Exercise task = Copy every line in the records below that contains the word "chart".

Supplied entries =
_ _ _ _ _ _ _
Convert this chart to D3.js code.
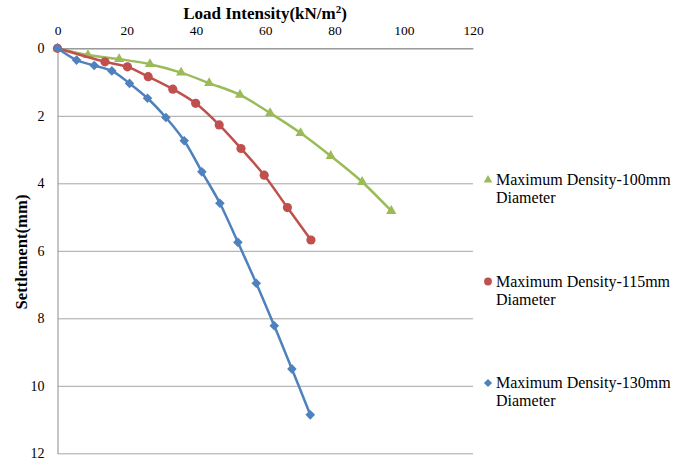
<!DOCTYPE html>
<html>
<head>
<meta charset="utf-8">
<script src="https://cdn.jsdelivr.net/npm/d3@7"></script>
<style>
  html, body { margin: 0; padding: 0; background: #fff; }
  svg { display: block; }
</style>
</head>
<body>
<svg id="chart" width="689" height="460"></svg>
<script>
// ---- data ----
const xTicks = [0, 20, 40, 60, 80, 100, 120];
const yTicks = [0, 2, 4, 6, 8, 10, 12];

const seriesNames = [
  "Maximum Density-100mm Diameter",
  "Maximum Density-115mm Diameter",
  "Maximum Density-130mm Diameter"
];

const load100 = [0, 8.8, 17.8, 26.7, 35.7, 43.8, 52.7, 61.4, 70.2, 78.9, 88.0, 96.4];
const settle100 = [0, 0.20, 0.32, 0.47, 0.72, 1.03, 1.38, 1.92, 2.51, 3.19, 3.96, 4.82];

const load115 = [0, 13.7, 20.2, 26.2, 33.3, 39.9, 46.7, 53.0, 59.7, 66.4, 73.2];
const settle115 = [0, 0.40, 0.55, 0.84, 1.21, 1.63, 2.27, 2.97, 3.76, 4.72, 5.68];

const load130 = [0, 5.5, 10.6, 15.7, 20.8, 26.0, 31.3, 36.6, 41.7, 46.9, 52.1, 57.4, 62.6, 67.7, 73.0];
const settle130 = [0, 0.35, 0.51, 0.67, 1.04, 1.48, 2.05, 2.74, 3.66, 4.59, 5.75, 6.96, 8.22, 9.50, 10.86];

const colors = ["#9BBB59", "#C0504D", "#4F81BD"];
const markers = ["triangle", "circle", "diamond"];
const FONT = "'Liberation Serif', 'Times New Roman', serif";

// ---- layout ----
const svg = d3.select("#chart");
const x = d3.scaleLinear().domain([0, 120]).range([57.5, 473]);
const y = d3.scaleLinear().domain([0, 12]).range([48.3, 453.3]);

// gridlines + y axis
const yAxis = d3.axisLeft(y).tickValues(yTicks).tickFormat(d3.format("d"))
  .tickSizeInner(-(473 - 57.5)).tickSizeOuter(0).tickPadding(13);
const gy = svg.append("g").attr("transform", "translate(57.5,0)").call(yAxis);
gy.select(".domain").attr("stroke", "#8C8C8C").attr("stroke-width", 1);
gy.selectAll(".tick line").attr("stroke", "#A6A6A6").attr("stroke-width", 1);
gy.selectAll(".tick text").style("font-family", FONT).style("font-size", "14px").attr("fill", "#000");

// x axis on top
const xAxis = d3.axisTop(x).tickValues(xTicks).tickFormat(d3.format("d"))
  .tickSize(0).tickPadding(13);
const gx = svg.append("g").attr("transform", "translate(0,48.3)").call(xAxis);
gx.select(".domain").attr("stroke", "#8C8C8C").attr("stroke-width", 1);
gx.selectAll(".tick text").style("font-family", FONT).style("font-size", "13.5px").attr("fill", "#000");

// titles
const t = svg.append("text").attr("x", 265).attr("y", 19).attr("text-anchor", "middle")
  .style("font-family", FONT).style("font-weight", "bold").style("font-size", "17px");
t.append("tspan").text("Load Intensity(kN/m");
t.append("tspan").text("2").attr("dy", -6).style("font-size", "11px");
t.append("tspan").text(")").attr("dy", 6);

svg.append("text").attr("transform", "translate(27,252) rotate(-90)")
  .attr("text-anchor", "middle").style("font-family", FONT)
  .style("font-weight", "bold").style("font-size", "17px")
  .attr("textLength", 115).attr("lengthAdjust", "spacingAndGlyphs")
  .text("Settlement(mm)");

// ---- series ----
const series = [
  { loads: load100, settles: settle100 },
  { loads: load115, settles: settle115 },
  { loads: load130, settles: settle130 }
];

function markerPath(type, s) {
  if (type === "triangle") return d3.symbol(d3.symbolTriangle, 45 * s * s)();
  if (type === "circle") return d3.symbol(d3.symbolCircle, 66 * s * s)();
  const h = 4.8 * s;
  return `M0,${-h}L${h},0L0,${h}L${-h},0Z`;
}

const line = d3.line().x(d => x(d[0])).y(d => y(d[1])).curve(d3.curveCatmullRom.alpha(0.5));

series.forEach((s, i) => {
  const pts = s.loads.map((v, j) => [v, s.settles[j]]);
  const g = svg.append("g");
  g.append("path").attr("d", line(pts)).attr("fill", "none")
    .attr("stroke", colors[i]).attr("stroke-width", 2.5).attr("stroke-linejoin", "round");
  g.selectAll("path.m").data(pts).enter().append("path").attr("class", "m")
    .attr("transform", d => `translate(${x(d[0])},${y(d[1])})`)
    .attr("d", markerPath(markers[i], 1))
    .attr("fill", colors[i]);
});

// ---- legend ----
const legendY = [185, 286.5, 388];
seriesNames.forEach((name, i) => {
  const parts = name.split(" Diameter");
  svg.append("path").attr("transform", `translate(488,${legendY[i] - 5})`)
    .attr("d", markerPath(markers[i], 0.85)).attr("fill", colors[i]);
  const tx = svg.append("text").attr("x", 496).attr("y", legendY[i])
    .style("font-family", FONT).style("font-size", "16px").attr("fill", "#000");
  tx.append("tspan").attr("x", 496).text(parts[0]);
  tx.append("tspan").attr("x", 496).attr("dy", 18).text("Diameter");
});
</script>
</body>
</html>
_ _ _ _ _ _ _
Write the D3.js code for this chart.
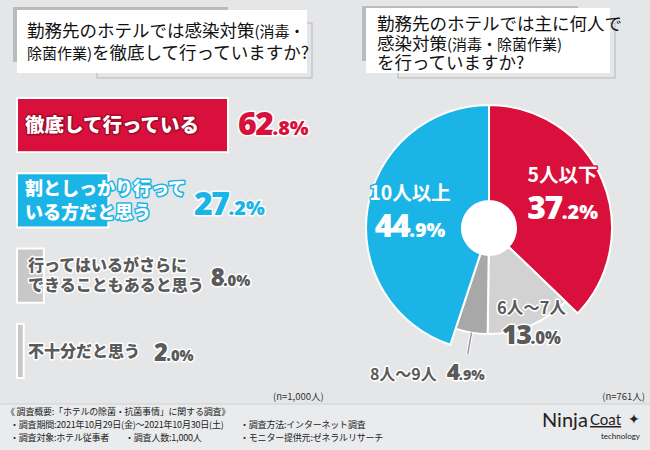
_ _ _ _ _ _ _
Correct result =
Convert this chart to D3.js code.
<svg id="chart" width="689" height="460"></svg>
const svg = d3.select("#chart");
Write the D3.js code for this chart.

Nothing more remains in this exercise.